The market valuation of giant mobile service provider Safaricom has reduced by Sh20 billion in the first week of opposition National Super Aliance's calls for boycott of its products, Business Daily reports.
Some analysts however said the political action by the opposition was unlikely to negatively affect the firm’s share price in the longer term and they expect the company to continue registering positive revenue growth.
“There is only a small element of the boycott to Safaricom’s share price performance, attributable to investor sentiment.
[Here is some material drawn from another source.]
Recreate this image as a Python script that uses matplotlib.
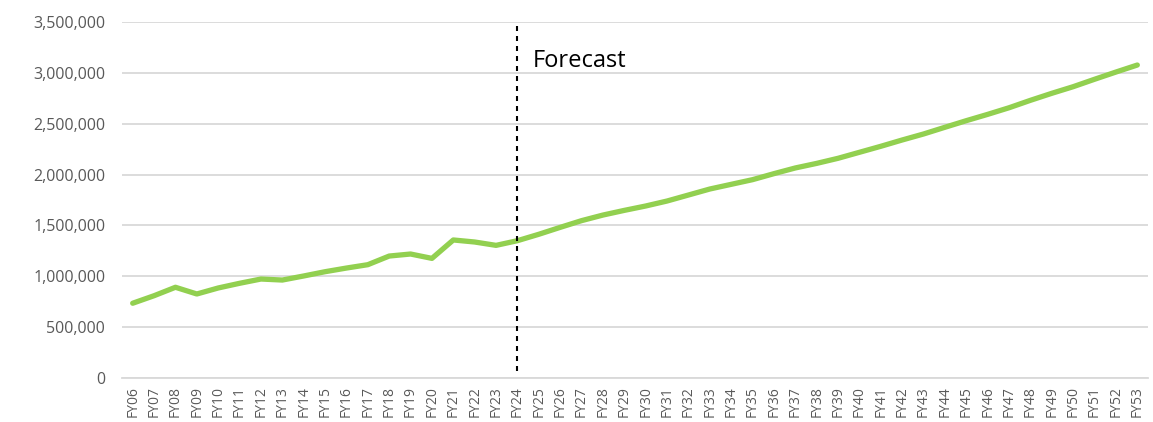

In our view, the slight drop is mainly due to a price correction after release of first half results, and precisely because the 9.5 per cent year-on-year profit growth was lower than anticipated,” Dyer & Blair head of research Linet Muriungi told Business Daily.
“We may, however, see subscriber growth either stabilise or soften marginally in the short term, where the organic growth in subscriber numbers is offset by those leaving.”
Ms Muriungi further said that the announcement by Nasa will only lead to migration of the subscriber base that accounts for small value monthly credit usage rather than premium customers who contribute the lion’s share of Safaricom's revenue.
Exotix Capital analyst Tracy Kivunyu noted the political uncertainty in the country mostly affects M-Pesa compared to other Safaricom revenue streams, and warns it could become a source of discomfort for the telco if it persists.
“While we expect a recovery in M-Pesa in the second half of 2017/18, we remain cautious of the political uncertainty coupled with the ongoing 90-day boycott of Safaricom services announced by the National Resistance Movement [wing of Nasa],” said Ms Kivunyu in a report released earlier this week.